§ **Request**
Provide nothing beyond the count of lines that include the string "with".

§ **Dataset records**
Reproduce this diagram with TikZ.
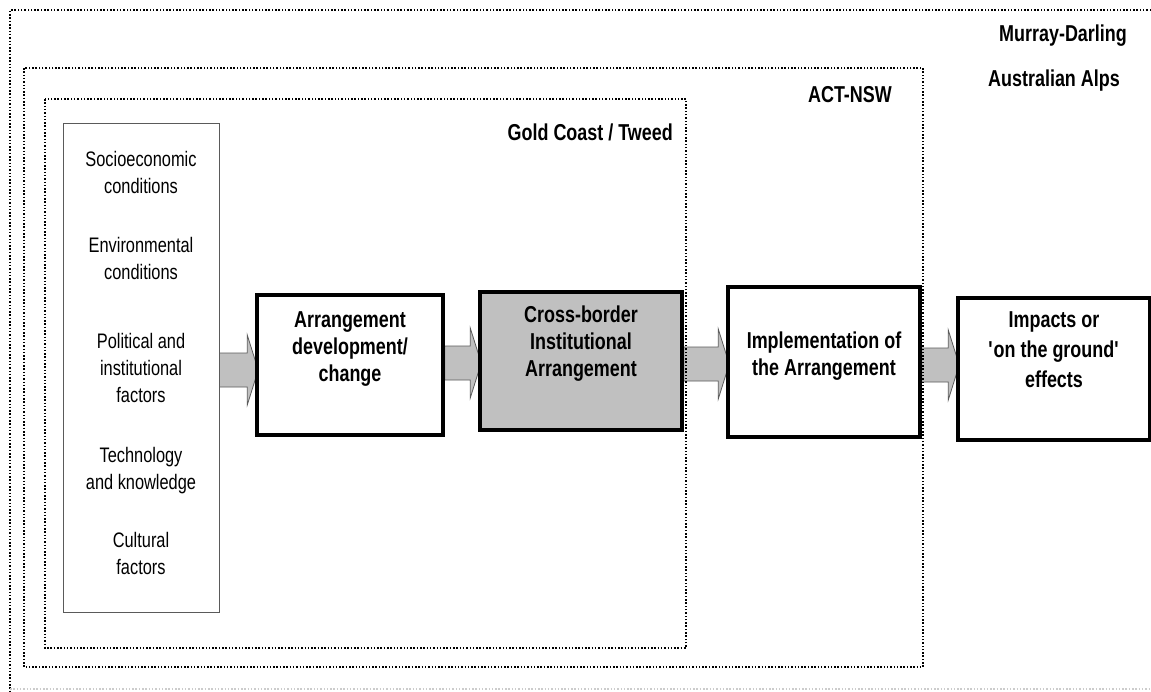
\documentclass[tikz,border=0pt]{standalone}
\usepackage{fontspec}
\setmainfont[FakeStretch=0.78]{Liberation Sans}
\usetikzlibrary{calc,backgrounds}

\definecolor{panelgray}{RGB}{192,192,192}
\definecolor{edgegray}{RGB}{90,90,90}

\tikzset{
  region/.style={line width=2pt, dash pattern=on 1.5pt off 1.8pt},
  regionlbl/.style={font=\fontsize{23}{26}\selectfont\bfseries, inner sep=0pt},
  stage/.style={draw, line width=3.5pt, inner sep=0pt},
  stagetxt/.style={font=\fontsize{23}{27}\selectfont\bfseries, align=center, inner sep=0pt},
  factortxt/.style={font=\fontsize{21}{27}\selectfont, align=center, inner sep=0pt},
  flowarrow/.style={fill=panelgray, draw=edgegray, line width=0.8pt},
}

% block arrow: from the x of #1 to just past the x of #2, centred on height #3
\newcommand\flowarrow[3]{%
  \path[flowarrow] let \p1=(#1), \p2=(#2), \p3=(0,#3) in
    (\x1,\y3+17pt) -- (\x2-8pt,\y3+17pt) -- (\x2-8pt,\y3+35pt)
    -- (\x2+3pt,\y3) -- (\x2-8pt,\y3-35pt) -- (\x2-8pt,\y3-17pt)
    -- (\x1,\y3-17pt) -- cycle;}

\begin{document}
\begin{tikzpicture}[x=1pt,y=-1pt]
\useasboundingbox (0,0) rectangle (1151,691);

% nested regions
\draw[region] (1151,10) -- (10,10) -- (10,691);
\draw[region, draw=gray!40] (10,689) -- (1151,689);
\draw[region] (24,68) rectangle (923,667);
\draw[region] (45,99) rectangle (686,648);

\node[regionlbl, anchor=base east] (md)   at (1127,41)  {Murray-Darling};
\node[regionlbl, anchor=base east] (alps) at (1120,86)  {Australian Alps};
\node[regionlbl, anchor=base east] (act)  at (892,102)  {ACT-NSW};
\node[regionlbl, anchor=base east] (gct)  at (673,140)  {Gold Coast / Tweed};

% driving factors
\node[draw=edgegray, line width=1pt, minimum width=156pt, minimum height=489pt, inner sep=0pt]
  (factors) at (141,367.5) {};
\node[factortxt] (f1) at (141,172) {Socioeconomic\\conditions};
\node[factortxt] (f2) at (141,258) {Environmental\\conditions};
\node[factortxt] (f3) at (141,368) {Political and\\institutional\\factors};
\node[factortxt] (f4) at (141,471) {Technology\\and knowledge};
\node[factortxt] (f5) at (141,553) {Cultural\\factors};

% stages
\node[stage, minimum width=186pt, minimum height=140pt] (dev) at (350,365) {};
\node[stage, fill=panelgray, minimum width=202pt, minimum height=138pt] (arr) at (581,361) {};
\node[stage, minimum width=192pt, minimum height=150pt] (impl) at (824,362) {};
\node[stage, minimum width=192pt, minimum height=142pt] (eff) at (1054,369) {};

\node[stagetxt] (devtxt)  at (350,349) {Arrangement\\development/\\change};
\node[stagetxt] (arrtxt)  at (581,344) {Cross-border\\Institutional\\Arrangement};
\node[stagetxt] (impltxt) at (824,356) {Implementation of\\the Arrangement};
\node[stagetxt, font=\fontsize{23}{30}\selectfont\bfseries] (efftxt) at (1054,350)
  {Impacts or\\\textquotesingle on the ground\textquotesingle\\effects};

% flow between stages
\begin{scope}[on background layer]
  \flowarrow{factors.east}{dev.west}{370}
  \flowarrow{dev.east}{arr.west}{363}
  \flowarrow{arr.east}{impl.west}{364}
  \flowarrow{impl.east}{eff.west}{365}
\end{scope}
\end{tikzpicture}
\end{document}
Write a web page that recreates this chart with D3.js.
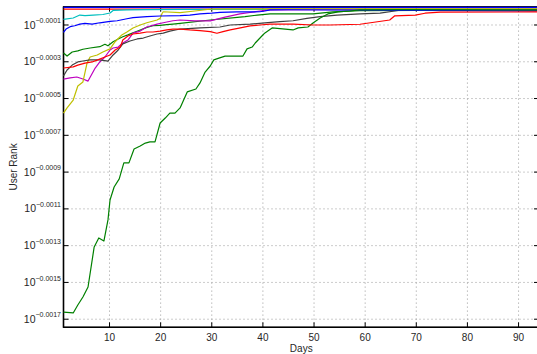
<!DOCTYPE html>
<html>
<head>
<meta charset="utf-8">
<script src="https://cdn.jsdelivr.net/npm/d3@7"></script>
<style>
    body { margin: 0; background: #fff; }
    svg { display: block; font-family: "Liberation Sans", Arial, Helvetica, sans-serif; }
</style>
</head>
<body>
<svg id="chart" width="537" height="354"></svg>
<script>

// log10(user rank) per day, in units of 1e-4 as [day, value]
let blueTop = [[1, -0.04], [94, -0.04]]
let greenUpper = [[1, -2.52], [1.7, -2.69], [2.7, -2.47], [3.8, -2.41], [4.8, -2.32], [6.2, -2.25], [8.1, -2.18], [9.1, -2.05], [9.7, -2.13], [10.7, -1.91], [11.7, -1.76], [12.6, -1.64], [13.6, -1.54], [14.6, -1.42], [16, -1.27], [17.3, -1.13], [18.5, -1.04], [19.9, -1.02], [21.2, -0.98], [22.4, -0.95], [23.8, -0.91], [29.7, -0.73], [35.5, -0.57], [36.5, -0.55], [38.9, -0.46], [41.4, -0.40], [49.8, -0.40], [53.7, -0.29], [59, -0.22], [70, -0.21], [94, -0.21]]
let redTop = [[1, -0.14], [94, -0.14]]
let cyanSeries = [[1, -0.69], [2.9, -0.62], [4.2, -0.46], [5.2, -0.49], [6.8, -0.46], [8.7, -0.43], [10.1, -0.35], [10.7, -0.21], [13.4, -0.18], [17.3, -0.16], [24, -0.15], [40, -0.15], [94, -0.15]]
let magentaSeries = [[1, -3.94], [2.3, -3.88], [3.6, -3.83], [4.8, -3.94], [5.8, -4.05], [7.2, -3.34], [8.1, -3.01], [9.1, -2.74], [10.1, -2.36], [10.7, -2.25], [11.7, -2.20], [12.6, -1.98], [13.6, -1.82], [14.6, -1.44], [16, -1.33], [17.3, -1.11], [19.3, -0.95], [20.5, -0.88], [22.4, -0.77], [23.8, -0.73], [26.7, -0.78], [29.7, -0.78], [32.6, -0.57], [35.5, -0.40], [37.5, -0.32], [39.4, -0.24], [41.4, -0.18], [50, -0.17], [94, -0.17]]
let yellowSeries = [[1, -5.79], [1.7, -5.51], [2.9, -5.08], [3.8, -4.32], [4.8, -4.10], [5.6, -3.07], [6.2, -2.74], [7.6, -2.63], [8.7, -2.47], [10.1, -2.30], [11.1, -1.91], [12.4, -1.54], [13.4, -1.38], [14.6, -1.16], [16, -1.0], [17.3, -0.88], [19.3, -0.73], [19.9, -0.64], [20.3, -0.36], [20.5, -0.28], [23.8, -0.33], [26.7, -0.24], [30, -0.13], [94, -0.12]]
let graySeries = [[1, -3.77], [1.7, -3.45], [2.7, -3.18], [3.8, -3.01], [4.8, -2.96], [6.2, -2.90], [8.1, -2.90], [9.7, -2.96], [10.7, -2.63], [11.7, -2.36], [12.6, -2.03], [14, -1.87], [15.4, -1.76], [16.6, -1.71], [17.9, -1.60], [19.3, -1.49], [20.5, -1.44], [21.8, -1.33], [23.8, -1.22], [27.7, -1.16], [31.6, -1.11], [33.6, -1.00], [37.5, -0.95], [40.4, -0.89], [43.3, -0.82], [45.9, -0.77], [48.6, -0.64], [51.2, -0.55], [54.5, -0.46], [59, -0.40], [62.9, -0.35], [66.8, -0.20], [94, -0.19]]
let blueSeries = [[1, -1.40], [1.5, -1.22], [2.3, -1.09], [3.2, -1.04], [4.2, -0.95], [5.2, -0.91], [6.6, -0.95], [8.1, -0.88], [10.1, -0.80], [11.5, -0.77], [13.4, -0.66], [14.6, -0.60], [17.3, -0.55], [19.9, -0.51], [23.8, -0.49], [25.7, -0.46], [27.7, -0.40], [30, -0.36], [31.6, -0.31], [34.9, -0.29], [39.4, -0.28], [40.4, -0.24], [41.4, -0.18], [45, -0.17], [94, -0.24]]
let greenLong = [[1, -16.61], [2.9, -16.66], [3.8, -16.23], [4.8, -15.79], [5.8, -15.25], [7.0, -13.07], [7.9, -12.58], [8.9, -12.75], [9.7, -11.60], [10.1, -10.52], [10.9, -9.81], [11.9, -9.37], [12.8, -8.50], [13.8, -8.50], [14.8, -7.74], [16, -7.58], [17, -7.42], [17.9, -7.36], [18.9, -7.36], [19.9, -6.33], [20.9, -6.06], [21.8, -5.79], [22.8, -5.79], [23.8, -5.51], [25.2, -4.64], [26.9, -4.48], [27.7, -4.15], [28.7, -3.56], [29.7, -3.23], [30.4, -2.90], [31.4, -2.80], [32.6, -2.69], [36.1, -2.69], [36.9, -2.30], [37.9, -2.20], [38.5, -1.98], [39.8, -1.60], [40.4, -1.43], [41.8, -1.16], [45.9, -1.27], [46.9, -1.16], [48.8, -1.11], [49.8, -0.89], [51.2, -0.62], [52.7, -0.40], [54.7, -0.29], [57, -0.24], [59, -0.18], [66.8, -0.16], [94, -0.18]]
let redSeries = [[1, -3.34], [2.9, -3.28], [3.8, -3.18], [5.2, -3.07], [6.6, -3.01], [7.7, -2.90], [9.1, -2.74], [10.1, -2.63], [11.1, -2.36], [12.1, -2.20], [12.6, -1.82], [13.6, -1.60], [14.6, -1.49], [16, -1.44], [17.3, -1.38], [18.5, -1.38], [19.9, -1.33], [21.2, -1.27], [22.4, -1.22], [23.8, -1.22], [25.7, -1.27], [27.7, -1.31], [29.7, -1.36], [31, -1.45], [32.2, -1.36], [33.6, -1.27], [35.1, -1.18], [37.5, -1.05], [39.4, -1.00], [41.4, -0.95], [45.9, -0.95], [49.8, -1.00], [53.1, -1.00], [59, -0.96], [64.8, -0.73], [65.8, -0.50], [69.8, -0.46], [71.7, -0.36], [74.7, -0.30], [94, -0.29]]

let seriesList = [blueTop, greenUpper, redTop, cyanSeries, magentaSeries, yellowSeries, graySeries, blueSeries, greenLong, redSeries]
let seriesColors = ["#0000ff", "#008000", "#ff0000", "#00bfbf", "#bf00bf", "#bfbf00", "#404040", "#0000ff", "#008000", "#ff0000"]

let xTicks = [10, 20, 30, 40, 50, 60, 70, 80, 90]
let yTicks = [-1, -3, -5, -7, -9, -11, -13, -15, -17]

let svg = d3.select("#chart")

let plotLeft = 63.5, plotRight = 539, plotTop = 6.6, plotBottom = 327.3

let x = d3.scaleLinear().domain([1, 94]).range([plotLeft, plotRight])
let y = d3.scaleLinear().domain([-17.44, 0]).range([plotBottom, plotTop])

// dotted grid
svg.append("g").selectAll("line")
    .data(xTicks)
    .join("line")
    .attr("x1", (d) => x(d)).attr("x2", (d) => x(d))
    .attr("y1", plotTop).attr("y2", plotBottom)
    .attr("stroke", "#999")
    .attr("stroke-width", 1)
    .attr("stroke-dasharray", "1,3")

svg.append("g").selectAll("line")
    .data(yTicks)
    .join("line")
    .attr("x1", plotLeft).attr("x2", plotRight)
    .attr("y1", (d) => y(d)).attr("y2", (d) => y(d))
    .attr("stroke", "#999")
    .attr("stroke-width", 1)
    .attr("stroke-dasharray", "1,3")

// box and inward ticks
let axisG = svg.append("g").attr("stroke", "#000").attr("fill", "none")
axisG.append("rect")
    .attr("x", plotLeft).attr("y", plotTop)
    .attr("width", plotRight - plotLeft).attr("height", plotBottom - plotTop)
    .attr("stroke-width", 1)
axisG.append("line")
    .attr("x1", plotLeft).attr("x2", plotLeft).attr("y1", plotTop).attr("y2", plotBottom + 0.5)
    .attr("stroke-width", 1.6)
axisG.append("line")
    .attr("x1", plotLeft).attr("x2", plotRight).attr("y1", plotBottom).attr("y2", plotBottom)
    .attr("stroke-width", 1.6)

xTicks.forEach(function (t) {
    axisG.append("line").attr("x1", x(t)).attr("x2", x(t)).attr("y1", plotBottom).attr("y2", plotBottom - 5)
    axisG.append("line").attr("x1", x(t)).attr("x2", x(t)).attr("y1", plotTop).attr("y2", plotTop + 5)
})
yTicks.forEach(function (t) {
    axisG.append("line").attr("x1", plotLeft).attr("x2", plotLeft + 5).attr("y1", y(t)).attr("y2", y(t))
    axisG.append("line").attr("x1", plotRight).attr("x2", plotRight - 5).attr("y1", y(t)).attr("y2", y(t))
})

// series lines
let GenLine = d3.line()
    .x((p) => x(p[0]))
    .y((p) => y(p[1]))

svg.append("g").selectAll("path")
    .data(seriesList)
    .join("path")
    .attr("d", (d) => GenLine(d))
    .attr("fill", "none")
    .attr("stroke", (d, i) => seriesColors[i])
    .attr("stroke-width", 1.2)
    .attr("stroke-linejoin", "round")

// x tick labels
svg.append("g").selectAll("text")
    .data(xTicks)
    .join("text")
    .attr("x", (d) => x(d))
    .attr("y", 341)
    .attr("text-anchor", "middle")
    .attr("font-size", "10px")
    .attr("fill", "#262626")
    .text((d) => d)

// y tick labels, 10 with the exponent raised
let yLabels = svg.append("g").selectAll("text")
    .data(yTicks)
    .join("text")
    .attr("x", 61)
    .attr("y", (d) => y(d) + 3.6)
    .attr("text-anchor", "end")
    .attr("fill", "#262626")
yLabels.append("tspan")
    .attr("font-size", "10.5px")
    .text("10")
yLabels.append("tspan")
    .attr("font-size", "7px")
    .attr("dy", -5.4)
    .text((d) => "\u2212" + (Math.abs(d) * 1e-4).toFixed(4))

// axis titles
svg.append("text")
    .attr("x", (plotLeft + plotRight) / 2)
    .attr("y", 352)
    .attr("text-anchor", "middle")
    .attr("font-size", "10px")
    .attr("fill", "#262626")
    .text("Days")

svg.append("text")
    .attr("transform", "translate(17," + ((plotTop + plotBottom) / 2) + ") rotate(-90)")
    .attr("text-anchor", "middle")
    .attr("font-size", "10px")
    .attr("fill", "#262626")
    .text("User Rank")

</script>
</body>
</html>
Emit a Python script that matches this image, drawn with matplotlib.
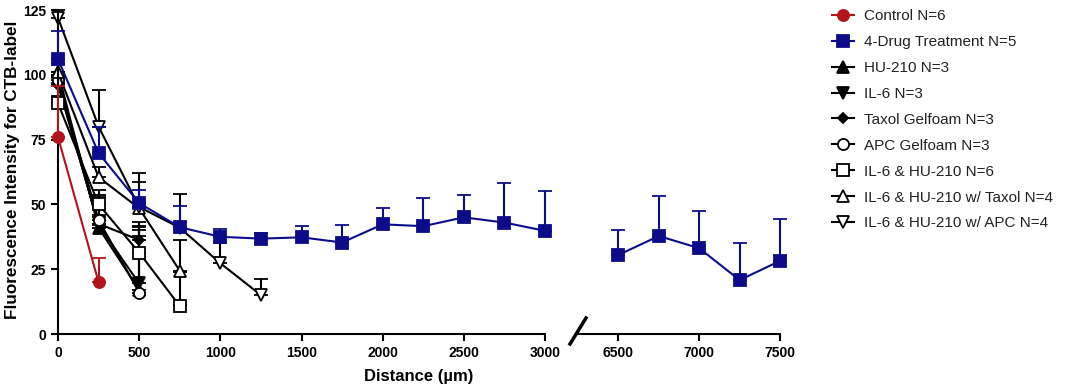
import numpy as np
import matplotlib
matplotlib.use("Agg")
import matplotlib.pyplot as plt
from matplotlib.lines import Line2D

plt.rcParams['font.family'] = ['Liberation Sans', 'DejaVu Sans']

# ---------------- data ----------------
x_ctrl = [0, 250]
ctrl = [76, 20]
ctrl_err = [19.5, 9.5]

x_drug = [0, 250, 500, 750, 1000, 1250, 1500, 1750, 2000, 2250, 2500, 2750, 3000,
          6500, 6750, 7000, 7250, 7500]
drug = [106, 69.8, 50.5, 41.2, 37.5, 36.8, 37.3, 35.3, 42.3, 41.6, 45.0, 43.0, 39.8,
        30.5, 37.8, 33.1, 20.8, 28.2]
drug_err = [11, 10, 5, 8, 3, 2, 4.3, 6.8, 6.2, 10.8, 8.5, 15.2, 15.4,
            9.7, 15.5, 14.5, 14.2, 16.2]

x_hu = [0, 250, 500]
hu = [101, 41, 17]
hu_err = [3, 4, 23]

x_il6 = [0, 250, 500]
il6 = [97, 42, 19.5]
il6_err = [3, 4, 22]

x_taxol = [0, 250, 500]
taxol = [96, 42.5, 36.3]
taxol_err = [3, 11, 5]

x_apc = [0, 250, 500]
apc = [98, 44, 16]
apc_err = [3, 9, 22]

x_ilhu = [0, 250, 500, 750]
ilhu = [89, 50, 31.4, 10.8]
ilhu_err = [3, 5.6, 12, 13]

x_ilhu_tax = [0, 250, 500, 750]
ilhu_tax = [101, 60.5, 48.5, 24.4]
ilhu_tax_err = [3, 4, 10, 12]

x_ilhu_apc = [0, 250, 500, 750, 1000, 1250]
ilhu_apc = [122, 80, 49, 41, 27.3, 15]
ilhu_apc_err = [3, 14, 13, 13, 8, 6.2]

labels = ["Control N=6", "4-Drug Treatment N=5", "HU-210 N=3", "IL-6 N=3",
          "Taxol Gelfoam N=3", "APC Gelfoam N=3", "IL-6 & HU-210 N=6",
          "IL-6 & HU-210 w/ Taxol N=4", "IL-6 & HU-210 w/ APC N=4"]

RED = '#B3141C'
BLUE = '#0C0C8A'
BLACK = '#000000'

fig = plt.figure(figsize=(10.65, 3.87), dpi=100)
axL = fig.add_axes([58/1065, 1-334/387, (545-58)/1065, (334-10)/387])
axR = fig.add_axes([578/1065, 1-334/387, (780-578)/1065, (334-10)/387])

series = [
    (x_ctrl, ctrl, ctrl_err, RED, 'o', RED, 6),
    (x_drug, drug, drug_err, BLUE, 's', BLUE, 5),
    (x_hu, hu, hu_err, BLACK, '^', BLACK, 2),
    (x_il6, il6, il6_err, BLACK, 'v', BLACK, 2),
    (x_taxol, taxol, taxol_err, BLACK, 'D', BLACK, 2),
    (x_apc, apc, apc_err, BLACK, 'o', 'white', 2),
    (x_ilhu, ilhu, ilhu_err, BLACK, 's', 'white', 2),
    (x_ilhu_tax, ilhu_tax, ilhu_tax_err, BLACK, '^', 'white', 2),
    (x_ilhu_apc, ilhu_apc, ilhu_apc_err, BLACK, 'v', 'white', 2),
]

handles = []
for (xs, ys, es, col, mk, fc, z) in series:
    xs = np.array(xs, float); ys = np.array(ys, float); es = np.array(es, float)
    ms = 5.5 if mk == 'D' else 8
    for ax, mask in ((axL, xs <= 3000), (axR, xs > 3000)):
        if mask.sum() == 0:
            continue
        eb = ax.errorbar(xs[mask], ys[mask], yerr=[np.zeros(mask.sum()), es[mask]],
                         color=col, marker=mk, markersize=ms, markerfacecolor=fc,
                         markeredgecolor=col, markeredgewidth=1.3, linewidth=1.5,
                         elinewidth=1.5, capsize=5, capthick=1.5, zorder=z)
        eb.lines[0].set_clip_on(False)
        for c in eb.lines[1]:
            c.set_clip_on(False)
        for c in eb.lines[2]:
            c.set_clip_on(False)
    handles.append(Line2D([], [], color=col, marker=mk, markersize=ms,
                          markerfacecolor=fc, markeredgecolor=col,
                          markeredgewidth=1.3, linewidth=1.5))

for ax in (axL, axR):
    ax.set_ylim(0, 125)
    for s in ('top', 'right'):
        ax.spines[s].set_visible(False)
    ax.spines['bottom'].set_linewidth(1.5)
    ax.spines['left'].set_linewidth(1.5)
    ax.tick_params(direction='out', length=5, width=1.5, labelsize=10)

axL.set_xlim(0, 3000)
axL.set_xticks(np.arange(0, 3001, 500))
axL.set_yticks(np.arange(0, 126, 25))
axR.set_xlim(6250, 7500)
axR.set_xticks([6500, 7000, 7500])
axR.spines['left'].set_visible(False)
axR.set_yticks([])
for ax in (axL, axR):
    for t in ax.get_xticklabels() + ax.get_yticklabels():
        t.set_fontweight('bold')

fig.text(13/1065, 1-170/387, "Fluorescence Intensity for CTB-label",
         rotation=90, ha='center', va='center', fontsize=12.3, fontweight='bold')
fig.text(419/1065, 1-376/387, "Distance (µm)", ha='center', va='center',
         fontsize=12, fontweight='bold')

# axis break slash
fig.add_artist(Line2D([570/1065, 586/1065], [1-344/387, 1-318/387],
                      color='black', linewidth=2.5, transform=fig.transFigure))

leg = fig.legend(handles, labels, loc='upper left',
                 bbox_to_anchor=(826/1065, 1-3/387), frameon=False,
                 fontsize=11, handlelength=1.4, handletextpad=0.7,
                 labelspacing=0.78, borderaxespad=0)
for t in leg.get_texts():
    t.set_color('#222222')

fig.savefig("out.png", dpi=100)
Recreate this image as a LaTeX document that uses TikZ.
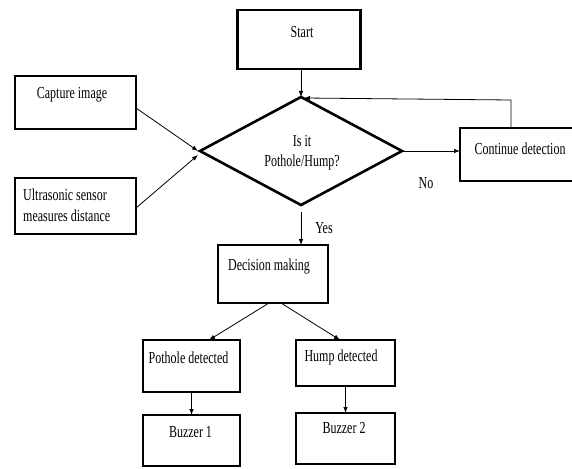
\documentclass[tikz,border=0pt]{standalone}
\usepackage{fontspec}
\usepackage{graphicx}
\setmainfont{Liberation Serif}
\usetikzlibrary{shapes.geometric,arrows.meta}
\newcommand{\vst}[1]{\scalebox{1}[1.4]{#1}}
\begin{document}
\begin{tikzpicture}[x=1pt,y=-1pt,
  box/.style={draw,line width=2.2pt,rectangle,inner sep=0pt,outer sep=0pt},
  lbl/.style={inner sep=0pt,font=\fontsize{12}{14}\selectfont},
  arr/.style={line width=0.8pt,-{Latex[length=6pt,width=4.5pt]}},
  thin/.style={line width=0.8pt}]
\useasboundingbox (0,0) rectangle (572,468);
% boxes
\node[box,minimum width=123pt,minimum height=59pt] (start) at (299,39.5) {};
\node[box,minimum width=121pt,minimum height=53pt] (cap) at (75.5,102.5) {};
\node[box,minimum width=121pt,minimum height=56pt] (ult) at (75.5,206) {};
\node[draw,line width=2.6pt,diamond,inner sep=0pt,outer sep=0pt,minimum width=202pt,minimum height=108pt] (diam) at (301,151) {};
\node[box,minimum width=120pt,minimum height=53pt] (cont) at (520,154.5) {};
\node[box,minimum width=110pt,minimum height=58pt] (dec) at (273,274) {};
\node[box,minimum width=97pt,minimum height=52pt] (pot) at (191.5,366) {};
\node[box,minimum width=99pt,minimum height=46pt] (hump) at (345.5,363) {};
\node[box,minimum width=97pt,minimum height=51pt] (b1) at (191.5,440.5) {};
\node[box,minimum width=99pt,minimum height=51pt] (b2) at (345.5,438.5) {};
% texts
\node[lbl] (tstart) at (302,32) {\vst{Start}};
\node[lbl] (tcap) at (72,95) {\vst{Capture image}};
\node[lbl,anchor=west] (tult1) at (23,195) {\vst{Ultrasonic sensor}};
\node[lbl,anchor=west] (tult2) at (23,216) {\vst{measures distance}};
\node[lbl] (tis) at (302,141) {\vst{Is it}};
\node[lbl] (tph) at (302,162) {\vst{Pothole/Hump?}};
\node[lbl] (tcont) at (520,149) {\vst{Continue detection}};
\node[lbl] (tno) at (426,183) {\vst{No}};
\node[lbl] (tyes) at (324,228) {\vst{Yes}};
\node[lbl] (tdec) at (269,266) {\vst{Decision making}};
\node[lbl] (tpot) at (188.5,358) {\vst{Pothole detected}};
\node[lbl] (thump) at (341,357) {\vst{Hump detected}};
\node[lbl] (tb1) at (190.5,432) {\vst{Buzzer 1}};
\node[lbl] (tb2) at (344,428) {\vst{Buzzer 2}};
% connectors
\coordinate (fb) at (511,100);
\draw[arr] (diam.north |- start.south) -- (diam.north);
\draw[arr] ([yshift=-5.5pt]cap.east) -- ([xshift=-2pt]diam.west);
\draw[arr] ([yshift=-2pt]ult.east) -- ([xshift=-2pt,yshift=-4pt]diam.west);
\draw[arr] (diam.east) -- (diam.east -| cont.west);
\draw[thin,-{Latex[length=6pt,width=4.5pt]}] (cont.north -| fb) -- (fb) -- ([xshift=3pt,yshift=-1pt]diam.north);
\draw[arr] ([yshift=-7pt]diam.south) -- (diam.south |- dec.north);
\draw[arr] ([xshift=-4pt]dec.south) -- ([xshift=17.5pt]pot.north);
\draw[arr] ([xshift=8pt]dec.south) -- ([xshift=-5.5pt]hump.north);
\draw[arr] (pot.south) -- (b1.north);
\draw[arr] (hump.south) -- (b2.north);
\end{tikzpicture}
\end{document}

§ **Correct answer**
4